Thursday, February 3, 2011

Please Secure Your Robot: Part 4 of 5

Accounting provides a log of the robot's operation. This is not only necessary as a debugging tool, but it also provides a way to audit the operation of the robot. While there may be some duplication of the information logged, these two tasks should be accomplished by separate subsystems.

Many of the newer robotics frameworks have an extensive logging support capable of recording huge amounts of sensor data at high speeds. While being able to record message bus traffic to disk is useful for debugging the majority of the data is of short term value. Furthermore as newer 3D sensors produce an ever increasing amount of data the storage requirements can quickly become formidable. This type of log is mostly useful for research and development, and for failure analysis of production systems where a rolling log of the previous hours data may be sufficient. Given the temporal nature of the data an operator may have control of this subsystem to enable or disable debugging, or to clear the debug logs entirely.

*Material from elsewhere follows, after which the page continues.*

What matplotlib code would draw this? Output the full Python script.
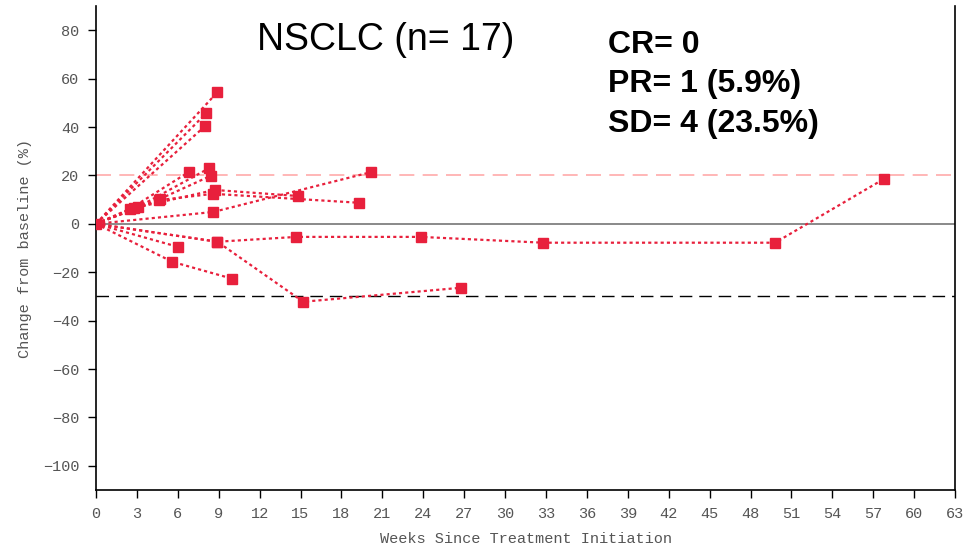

However, independent of the robotics framework, there is a need for an operational log that is only accessible with administrative access. This should be a long term log of the operation of the robot over the course of weeks and months.

It should contain a log of the robot's high level state, and at minimum the log should record if the robot is running autonomously or being teleoperated. Even on smaller robots it would not be difficult to have a microcontroller wake up at regular intervals to log the GPS position of the robot.

Linux based robots inherit a well tested systems for user login records, however this will bring it's own challenges as many robotics frameworks do not yet fully support multi-user installations. The most important things to log are the time a user logs in and where they are connecting from.

In an ideal world, the robot's log would be convincingly tamper resistant and robust enough that if the robot is damaged or destroyed that the operation logs will still exist and admissible as evidence in court. Even on the simplest robots it would be helpful to have an audit log of when the robot was operating in autonomous mode or being teleoperated.

A basic robot operation log should have minimal implementation costs and would greatly improve forensic analysis in the event of the robot being involve in an intentional or accidental injury or death. Basically, we need to start building flight data recorders for robots.